In a historic vote, the Seattle City Council passed the country’s second comprehensive fair workweek law, giving tens of thousands in the city more input into their work hours and giving workers more advance notice of shifts, fair compensation when shifts change unexpectedly, and eliminate harmful back-to-back shifts called “clopenings.” The move comes just days after New York City Mayor Bill de Blasio announced his support for similar protections for fast-food workers and indicates growing momentum for the fair workweek movement.

“For years, working people in Seattle and across the country have asked for hours that let them balance a job, a family, and a life. Today, their call has been answered,” says Carrie Gleason, director of the Fair Workweek Initiative at Center for Popular Democracy. “Those working in Seattle’s retail, restaurant and coffee chains will no longer have to turn their lives upside down just to earn enough hours to survive— and they will finally gain a greater voice in how much and when they work. We can expect the vote in Seattle will inspire other cities to act.”

Workers from Walmart, Victoria’s Secret, Macy’s, and more have been calling attention to work schedules that vary significantly from week to week and demand 24/7 availability. A campaign by Starbucks baristas to highlight such conditions came to a head in 2014, when the New York Times detailed the plight of one such barista, a mother scrambling to keep up with her schedule. Starbucks pledged to address these issues immediately, yet a Center for Popular Democracy and report a year later found that many employees were still subject to harmful scheduling.

Starbucks baristas, led by Seattle’s Working Washington, called on the coffee giant to fix its scheduling practices, organizing numerous rallies around the country, and launching online petitions that attracted tens of thousands of signatures. They asked the Seattle City Council to act, joined by fast food workers from McDonald’s and Domino’s and retail workers from the likes of REI and Target, among others.

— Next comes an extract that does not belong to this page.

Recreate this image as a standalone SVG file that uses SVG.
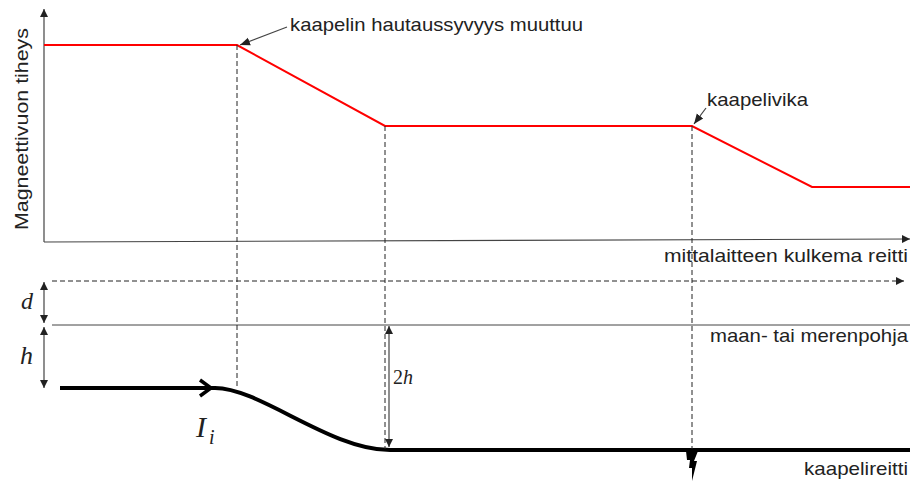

Seattle is the second city in the country to pass a comprehensive set of work hours policies for service sector workers. San Francisco implemented the country’s first set of scheduling protections in 2015 with the Retail Worker Bill of Rights. Earlier this year, Washington, D.C., also passed a historic law guaranteeing building janitors a minimum of 30 hours a week, and San Jose will decide on a similar ballot measure in November to give part-time workers the opportunity to work more hours. Emeryville, CA, which last year passed the nation’s highest minimum wage, is also considering a fair workweek bill.

“Seattle is breaking new ground that will change the balance of power in coffee, food, and retail workplaces across the city,” says Sejal Parikh, the executive director of Working Washington. “It will transform the lives of tens of thousands of Seattle workers by recognizing that people who have jobs also have lives and needs outside of work—and requiring that big companies make schedules which respect that our time counts, too.”

Seattle’s ordinance addresses the crisis by setting new standards for schedules:

Two weeks of advance notice of schedules, and a periodic good-faith estimate of hours.

Predictability pay when changes are made: one additional hour when an employer adds a shifts and half-time pay for hours that are cut. (Shift swaps and other voluntary changes by employees of course do not trigger predictability pay.)

A right to rest that eliminates mandatory clopenings by requiring 10 hours rest between shifts, which start on consecutive days. (This does not affect split shifts or doubles; voluntary clopenings would be paid at time-and-a-half)

Meaningful input into work schedules, particularly as it affects caregiving, education, second jobs, and other important needs.

Strong protections against retaliation.

The law will cover employees who work at coffee, retail, and fast food chains with more than 500 global employees, as well as full-service restaurant chains with more than 500 global employees and 40 locations. It will affect tens of thousands of people in the city.

A broad coalition, including UFCW Local 21, SEIU Local 775 and the King County Labor Council, supported Seattle’s Secure Scheduling law.

“For three weeks, I was only scheduled for eight hours a week,” says Oliver Savage, a barista at Starbucks. “I racked up credit card debt and went those weeks only eating one meal a day to get by. I recently transferred to another Starbucks location, but I’m still not getting the hours I was told I would get, and they keep hiring new part-time workers.”

“Working in fast food can be difficult when you only get your schedule a day in advance, especially when your shifts fluctuate and you get different hours week to week,” adds Crystal Thompson, a worker at a Domino’s Pizza supporting two young children. “It’s hard to pay your bills. It’s hard to plan your daily life. It’s hard to find childcare, hard to make appointments, and hard to plan a budget.”

“Last Sunday, I was sick and took a sick day. After that they took 2 days off my schedule, a schedule I only get one week in advance,” says Ana Esteves, a worker at Wendy’s. “I have four children I need to provide for, when my hours are cut it takes a toll on my ability to pay bills.”